Turning a series of reST files into a blog consists of two steps. The first one Sphinx handles out of the box: the toctree directive has a :glob: option that will build the index from a sorted list of filenames. So by arranging my blog posts in an appropriate directory structure and making sure the filenames will lexically sort into chronological order, I get the basic blog structure and its index pages with almost no extra work. (The “almost” is because I do have to create new stub index.rst files in each new year and month subdirectory).

However, in order to be an operational blog in blogosphere, the blog needs an RSS feed, and that Sphinx does not do out of the box. So I wrote a little script:

#!/usr/bin/python

import sys
import os
import time
import cgi
import email.utils

MAXPOSTS = 20
BLOGURL = "http://www.bitdance.com/blog"

def fmtdate(secs):
    return email.utils.formatdate(secs, usegmt=True)

rssheader = """\
<?xml version="1.0" encoding="utf-8"?>
<rss version="2.0">
<channel>
  <title>Dancing With the Bits</title>
  <link>{0}</link>
  <description>The Occasional Musings of R. David Murray</description>
  <language>en-us</language>
""".format(BLOGURL)

srcdir, destpath = sys.argv[1:]
outfile = open(destpath, 'w')
outfile.write(rssheader)
outfile.write('  <pubDate>{0}</pubDate>\n'.format(fmtdate(time.time())))

posts = 0
for year in sorted(os.listdir(srcdir), reverse=True):
    yeardir = os.path.join(srcdir, year)
    if not os.path.isdir(yeardir): continue
    for month in sorted(os.listdir(yeardir), reverse=True):
        monthdir = os.path.join(yeardir, month)
        if not os.path.isdir(monthdir): continue
        for post in sorted(os.listdir(monthdir), reverse=True):
            linkname, ext = os.path.splitext(post)
            if ext!='.rst' or linkname=='index': continue
            postfn = os.path.join(monthdir, post)
            posts += 1
            outfile.write('  <item>\n')
            url = '{0}/{1}/{2}/{3}'.format(BLOGURL, year, month, linkname)
            outfile.write('    <link>{0}</link>\n'.format(url))
            outfile.write('    <guid>{0}</guid>\n'.format(url))
            with open(postfn) as postfile:
                lines = iter(postfile)
                line = lastline = ''
                while not line.startswith('========='):
                    lastline = line
                    line = next(lines)
                outfile.write('    <title>{0}</title>\n'.format(
                                 cgi.escape(lastline.strip())))
                outfile.write('    <description>\n')
                line = next(lines)
                while not line.strip():
                    line = next(lines)
                while line.strip():
                    outfile.write('      '+cgi.escape(line))
                    line = next(lines)
            outfile.write('\n      (more)\n    </description>\n')
            modtime = os.stat(postfn).st_mtime
            outfile.write('    <pubDate>{0}</pubDate>\n'.format(
                            fmtdate(modtime)))
            outfile.write('  </item>\n')
            if posts>MAXPOSTS: break
outfile.write('</channel>')
outfile.write('</rss>')

As you can see, the script simply emits the appropriate XML, walking the date-structured tree of directories in reverse chronological order and making <item> entries for each post. The only tricky bit is parsing the blog entry to get the title and description. I’ve adopted the convention of using ======= lines for the blog entry titles, so I pick up the line above that as the title. Then I skip any blank lines between the title marker and the first paragraph, and then read non-blank lines until the next paragraph break to use as the description for the entry.

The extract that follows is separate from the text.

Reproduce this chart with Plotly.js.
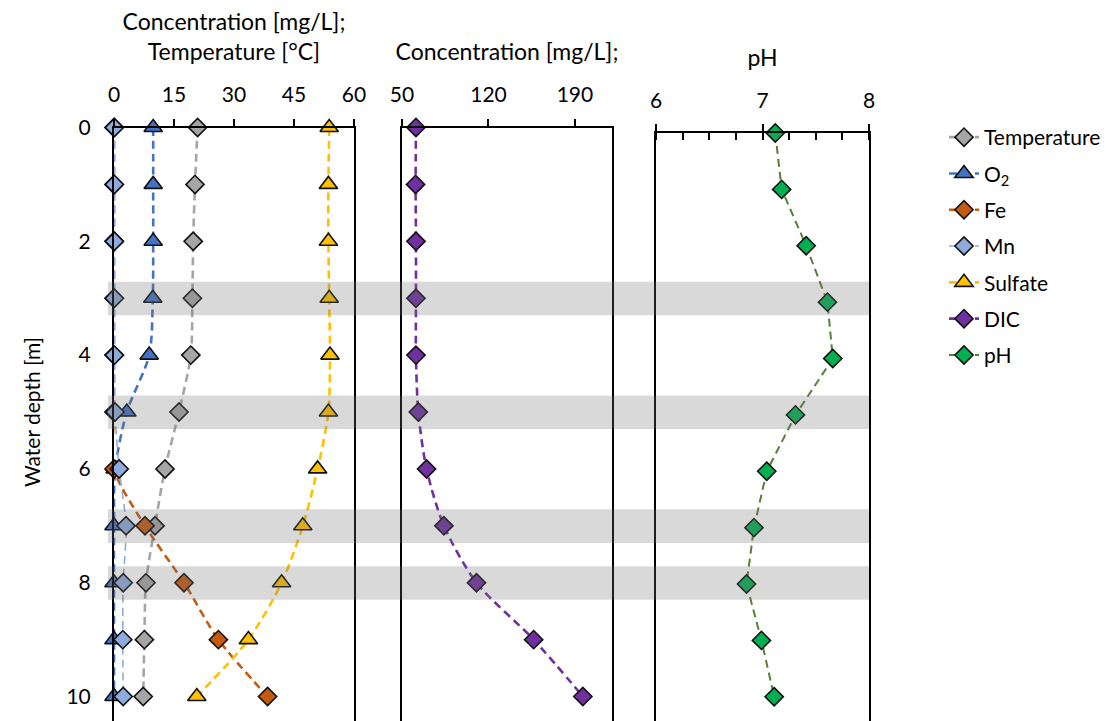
<!DOCTYPE html>
<html>
<head>
<meta charset="utf-8">
<script src="https://cdn.plot.ly/plotly-3.0.1.min.js"></script>
<style>html,body{margin:0;padding:0;background:#fff;}#chart{width:1106px;height:721px;}</style>
</head>
<body>
<div id="chart"></div>
<script>
// ---- data ----
const depth = [0, 1, 2, 3, 4, 5, 6, 7, 8, 9, 10];
const temperature = [20.9, 20.25, 19.8, 19.6, 19.2, 16.25, 12.75, 10.25, 8.0, 7.6, 7.3];
const o2 = [9.8, 9.8, 9.8, 9.7, 8.8, 3.2, 0.3, 0, 0, 0, 0];
const fe = [0, 0, 0, 0, 0, 0, 0, 7.75, 17.5, 26.1, 38.4];
const mn = [0.1, 0.1, 0.1, 0.1, 0.1, 0.25, 1.3, 3.0, 2.3, 2.2, 2.3];
const sulfate = [53.8, 53.6, 53.6, 53.8, 54.0, 53.6, 50.9, 47.2, 41.9, 33.6, 20.7];
const dic = [61.3, 61.0, 61.3, 61.3, 61.3, 63.2, 69.9, 83.9, 110.3, 156.6, 196.4];
const ph = [7.12, 7.18, 7.41, 7.61, 7.66, 7.31, 7.04, 6.92, 6.85, 6.99, 7.11];
const bandDepths = [3, 5, 7, 8];

const seriesNames = ['Temperature', 'O<sub>2</sub>', 'Fe', 'Mn', 'Sulfate', 'DIC', 'pH'];
const yTitle = 'Water depth [m]';

// ---- styling ----
const FONT = 'Lato, "Open Sans", sans-serif';
const W = 1106, H = 721;
const px = v => v / W;
const py = v => 1 - v / H;

function trace(x, name, color, lineColor, symbol, size, lw, xa, ya, shape) {
  return {
    x: x, y: depth, name: name, xaxis: xa, yaxis: ya,
    type: 'scatter', mode: 'lines+markers', legendgroup: name,
    line: {color: lineColor, width: lw, dash: '8px,5px', shape: shape || 'spline', smoothing: 0.8},
    marker: {symbol: symbol, size: size, color: color, line: {color: '#111', width: 1.6}},
    cliponaxis: false
  };
}

const data = [
  trace(temperature, seriesNames[0], '#a5a5a5', '#a5a5a5', 'diamond', 14, 2.6, 'x', 'y'),
  trace(o2, seriesNames[1], '#4472c4', '#4472c4', 'triangle-up', 16, 2.6, 'x', 'y'),
  trace(fe, seriesNames[2], '#c55a11', '#c55a11', 'diamond', 14, 2.6, 'x', 'y'),
  trace(mn, seriesNames[3], '#8faadc', '#8faadc', 'diamond', 14, 1.6, 'x', 'y'),
  trace(sulfate, seriesNames[4], '#ffc000', '#ffc000', 'triangle-up', 16, 2.6, 'x', 'y'),
  trace(dic, seriesNames[5], '#7030a0', '#7030a0', 'diamond', 14, 2.6, 'x2', 'y2'),
  trace(ph, seriesNames[6], '#00b050', '#548235', 'diamond', 14, 2.0, 'x3', 'y3', 'linear')
];

const tickFont = {family: FONT, size: 21, color: '#000'};
const titleFont = {family: FONT, size: 23, color: '#000'};
function topAxis(domain, range, tick0, dtick, title, standoff, anchor) {
  return {
    domain: domain, range: range, tick0: tick0, dtick: dtick, tickmode: 'linear',
    side: 'top', anchor: anchor, showline: true, linecolor: '#000', linewidth: 2,
    ticks: 'outside', ticklen: 7, tickwidth: 2, tickcolor: '#000',
    showgrid: false, zeroline: false, tickfont: tickFont, ticklabelstandoff: 8,
    title: {text: title, font: titleFont, standoff: standoff},
    fixedrange: true
  };
}
function overlayAxis(over, range, tick0, dtick, anchor) {
  return {
    overlaying: over, range: range, tick0: tick0, dtick: dtick, tickmode: 'linear',
    side: 'top', anchor: anchor, showline: false, showgrid: false, zeroline: false,
    ticks: 'inside', ticklen: 7, tickwidth: 2, tickcolor: '#000', showticklabels: false
  };
}
function sideAxis(domain, range, showLabels, anchor) {
  return {
    domain: domain, range: range, anchor: anchor, showline: true, mirror: true,
    linecolor: '#000', linewidth: 2, ticks: '', showgrid: false, zeroline: false,
    tickmode: 'linear', tick0: 0, dtick: 2, showticklabels: showLabels,
    tickfont: tickFont, ticklabelstandoff: 17, fixedrange: true
  };
}

const shapes = bandDepths.map(d => ({
  type: 'rect', layer: 'above', xref: 'paper', yref: 'y',
  x0: px(108), x1: px(869), y0: d - 0.29, y1: d + 0.3,
  fillcolor: 'rgba(115,113,113,0.27)', line: {width: 0}
}));

const layout = {
  width: W, height: H,
  margin: {l: 0, r: 0, t: 0, b: 0},
  paper_bgcolor: '#fff', plot_bgcolor: 'rgba(0,0,0,0)',
  font: {family: FONT, color: '#000'},
  showlegend: true,
  legend: {
    x: px(944), xanchor: 'left', y: py(117), yanchor: 'top',
    font: {family: FONT, size: 21, color: '#000'},
    tracegroupgap: 6, bgcolor: 'rgba(0,0,0,0)', traceorder: 'grouped'
  },
  xaxis: topAxis([px(114), px(354)], [0, 60], 0, 15, 'Concentration [mg/L];<br>Temperature [°C]', 14, 'y'),
  xaxis2: topAxis([px(402), px(612)], [50, 220], 50, 70, 'Concentration [mg/L];', 14, 'y2'),
  xaxis3: topAxis([px(656), px(869)], [6, 8], 6, 1, 'pH', 14, 'y3'),
  xaxis4: overlayAxis('x', [0, 60], 0, 15, 'y'),
  xaxis5: overlayAxis('x2', [50, 220], 50, 70, 'y2'),
  xaxis6: overlayAxis('x3', [6, 8], 6, 1, 'y3'),
  yaxis: sideAxis([0, py(127.5)], [10.43, 0], true, 'x'),
  yaxis2: sideAxis([0, py(127.5)], [10.43, 0], false, 'x2'),
  yaxis3: sideAxis([0, py(133)], [10.43, 0], false, 'x3'),
  annotations: [{
    text: yTitle, xref: 'paper', yref: 'paper', x: px(31), y: py(412),
    xanchor: 'center', yanchor: 'middle', textangle: -90, showarrow: false,
    font: {family: FONT, size: 21, color: '#000'}
  }],
  shapes: shapes
};
layout.xaxis3.minor = {ticks: 'inside', dtick: 0.25, tick0: 6, ticklen: 7, tickwidth: 2, tickcolor: '#000', showgrid: false};

Plotly.newPlot('chart', data, layout, {displayModeBar: false, staticPlot: true});
</script>
</body>
</html>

One of the things I find gratifying about this script is that the batteries that make it simple are included in the stdlib: cgi.escape() to do the html escaping in the description entry, and email.utils.formatdate() to correctly format the RFC 822 dates.

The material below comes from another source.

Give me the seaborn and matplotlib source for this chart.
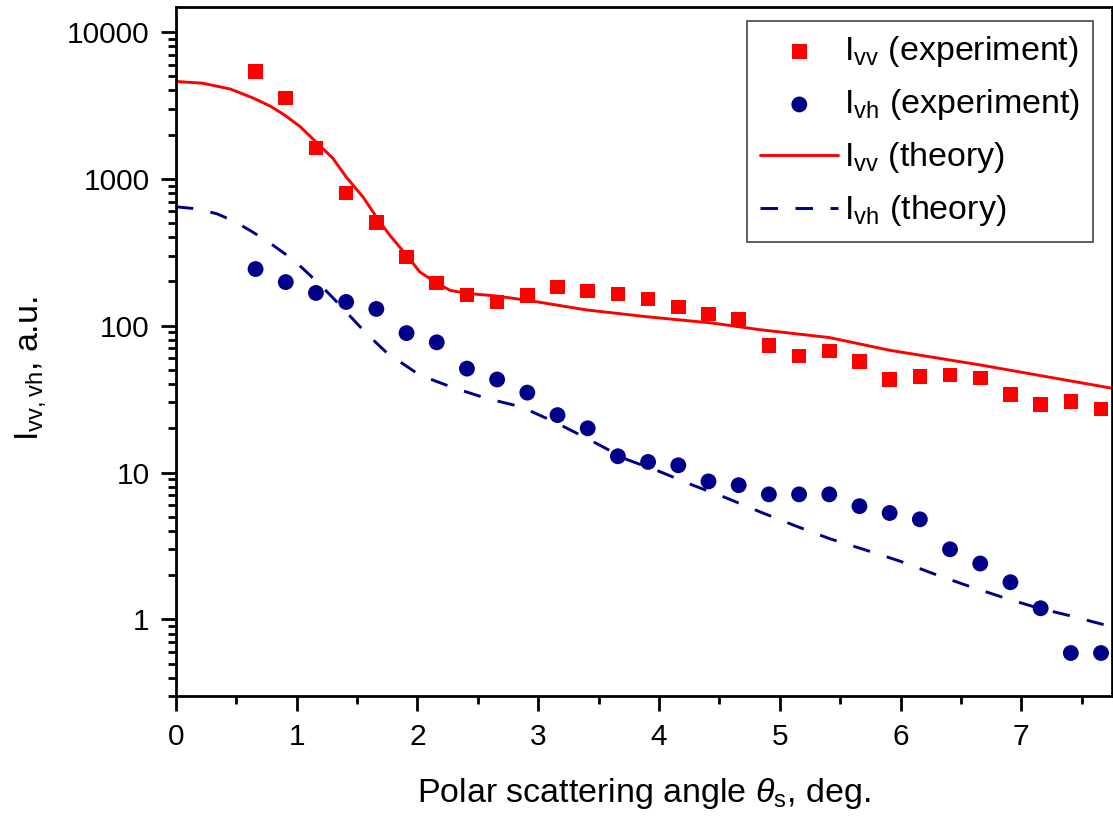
import numpy as np
import pandas as pd
import matplotlib
matplotlib.use("Agg")
import matplotlib.pyplot as plt
import seaborn as sns

# ---- data ----
exp_x = [0.66, 0.91, 1.16, 1.41, 1.66, 1.91, 2.16, 2.41, 2.66, 2.91, 3.16, 3.41,
         3.66, 3.91, 4.16, 4.41, 4.66, 4.91, 5.16, 5.41, 5.66, 5.91, 6.16, 6.41,
         6.66, 6.91, 7.16, 7.41, 7.66]
ivv_exp = [5400, 3550, 1620, 800, 505, 294, 195, 162, 145, 160, 183, 172,
           164, 152, 134, 120, 111, 73, 62, 67, 57, 43, 45, 46,
           44, 34, 29, 30.5, 27]
ivh_exp = [243, 198, 167, 145, 130, 89, 77, 51, 43, 35, 24.6, 20,
           12.9, 11.8, 11.2, 8.7, 8.2, 7.1, 7.1, 7.1, 5.9, 5.3, 4.8, 3.0,
           2.4, 1.79, 1.19, 0.59, 0.59]

ivv_th_x = [0.0, 0.22, 0.45, 0.64, 0.78, 0.90, 1.03, 1.17, 1.30, 1.41, 1.55, 1.66,
            1.77, 1.91, 2.02, 2.16, 2.27, 2.41, 2.66, 2.93, 3.40, 3.90, 4.45,
            4.83, 5.41, 5.91, 6.66, 7.34, 7.75]
ivv_th = [4600, 4480, 4090, 3550, 3130, 2720, 2265, 1750, 1380, 1030, 751, 550,
          414, 302, 232, 195, 174, 166, 159, 148, 128, 115, 104,
          94, 83, 68, 54, 43, 37.5]

ivh_th_x = [0.0, 0.17, 0.34, 0.48, 0.61, 0.75, 0.90, 1.04, 1.18, 1.30, 1.41, 1.58,
            1.75, 2.02, 2.29, 2.57, 2.86, 3.15, 3.45, 3.73, 4.00, 4.28, 4.56,
            4.86, 5.14, 5.41, 5.72, 5.99, 6.27, 6.55, 6.85, 7.13, 7.40, 7.75]
ivh_th = [645, 625, 578, 515, 447, 380, 310, 250, 195, 155, 124, 88,
          65, 46, 38, 32, 28, 21.8, 16.3, 12.3, 10.2, 8.2, 6.7,
          5.3, 4.3, 3.55, 2.95, 2.5, 2.05, 1.7, 1.41, 1.2, 1.06, 0.89]

x_ticks = [0, 1, 2, 3, 4, 5, 6, 7]
y_ticks = [1, 10, 100, 1000, 10000]

RED = "#ff0000"
BLUE = "#000088"

sns.set_style("ticks")
plt.rcParams["font.family"] = ["Liberation Sans", "DejaVu Sans"]
plt.rcParams["mathtext.fontset"] = "custom"
plt.rcParams["mathtext.rm"] = "Liberation Sans"
plt.rcParams["mathtext.it"] = "Liberation Sans:italic"
plt.rcParams["mathtext.bf"] = "Liberation Sans:bold"
plt.rcParams["text.color"] = "black"
plt.rcParams["axes.labelcolor"] = "black"
plt.rcParams["xtick.color"] = "black"
plt.rcParams["ytick.color"] = "black"

fig = plt.figure(figsize=(11.13, 8.19), dpi=100)
ax = fig.add_axes([0.158, 0.150, 0.841, 0.8415])

df_exp = pd.DataFrame({"x": exp_x, "ivv": ivv_exp, "ivh": ivh_exp})
df_vv = pd.DataFrame({"x": ivv_th_x, "y": ivv_th})
df_vh = pd.DataFrame({"x": ivh_th_x, "y": ivh_th})

sns.scatterplot(data=df_exp, x="x", y="ivv", ax=ax, marker="s", s=110,
                color=RED, edgecolor="none", linewidth=0,
                label=r"I$_{\rm vv}$ (experiment)", zorder=3)
sns.scatterplot(data=df_exp, x="x", y="ivh", ax=ax, marker="o", s=130,
                color=BLUE, edgecolor="none", linewidth=0,
                label=r"I$_{\rm vh}$ (experiment)", zorder=3)
sns.lineplot(data=df_vv, x="x", y="y", ax=ax, color=RED, linewidth=2.1,
             label=r"I$_{\rm vv}$ (theory)", zorder=2)
sns.lineplot(data=df_vh, x="x", y="y", ax=ax, color=BLUE, linewidth=2.1,
             label=r"I$_{\rm vh}$ (theory)", zorder=2)
ax.lines[-1].set_dashes((6, 6))

ax.set_yscale("log")
ax.set_xlim(0, 7.75)
ax.set_ylim(0.3, 14800)
ax.set_xticks(x_ticks)
ax.set_xticklabels([str(t) for t in x_ticks])
ax.set_xticks(np.arange(0.5, 7.75, 1.0), minor=True)
ax.set_yticks(y_ticks)
ax.set_yticklabels([str(t) for t in y_ticks])
ax.yaxis.set_minor_locator(matplotlib.ticker.LogLocator(base=10, subs=np.arange(2, 10)))
ax.yaxis.set_minor_formatter(matplotlib.ticker.NullFormatter())

for s in ax.spines.values():
    s.set_linewidth(2.0)
    s.set_color("black")
ax.tick_params(axis="both", which="major", direction="out", length=11, width=2.0,
               labelsize=21.5, pad=8, top=False, right=False)
ax.tick_params(axis="both", which="minor", direction="out", length=5.5, width=2.0,
               top=False, right=False)

ax.set_xlabel(r"Polar scattering angle $\theta_{\rm s}$, deg.", fontsize=24.5, labelpad=18)
ax.set_ylabel(r"I$_{\rm vv,vh}$, a.u.", fontsize=24.5)
ax.yaxis.set_label_coords(-0.137, 0.475)

leg = ax.legend(loc="upper right", bbox_to_anchor=(0.98, 0.98), borderaxespad=0,
                fontsize=24.5, frameon=True, fancybox=False, handlelength=2.3,
                handletextpad=0.15, labelspacing=0.53, borderpad=0.4,
                markerscale=1.0)
leg.get_frame().set_edgecolor("#444444")
leg.get_frame().set_linewidth(1.2)
leg.get_frame().set_alpha(1)

fig.savefig("out.png", dpi=100)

To use it, I added the following lines to my Sphinx project Makefile:

rss:
    rssgen source/blog ${PRODDIR}/blog/rss.xml

and added rss to the publish line as a dependency. So now when I’m satisfied that my web site edits look good and I type ‘make publish’ to publish the site, it also publishes the new blog entries into the rss feed. (I’ll explain my Sphinx setup for publishing my web site in a later blog post.)

This setup works well for me, at least for now. A more sophisticated approach would be to hook in to Sphinx itself, through Sphinx’s extension mechanism, to generate the RSS. The advantage of this would be not needing to parse the blog entry file myself (and therefore getting a more accurate and bullet proof parse), being able to automatically add items marked ‘updated’ for any blog posts that I edit after initially publishing them, and being able to pull the blog URL out of the Sphinx configuration file. But that’s a project for some other day.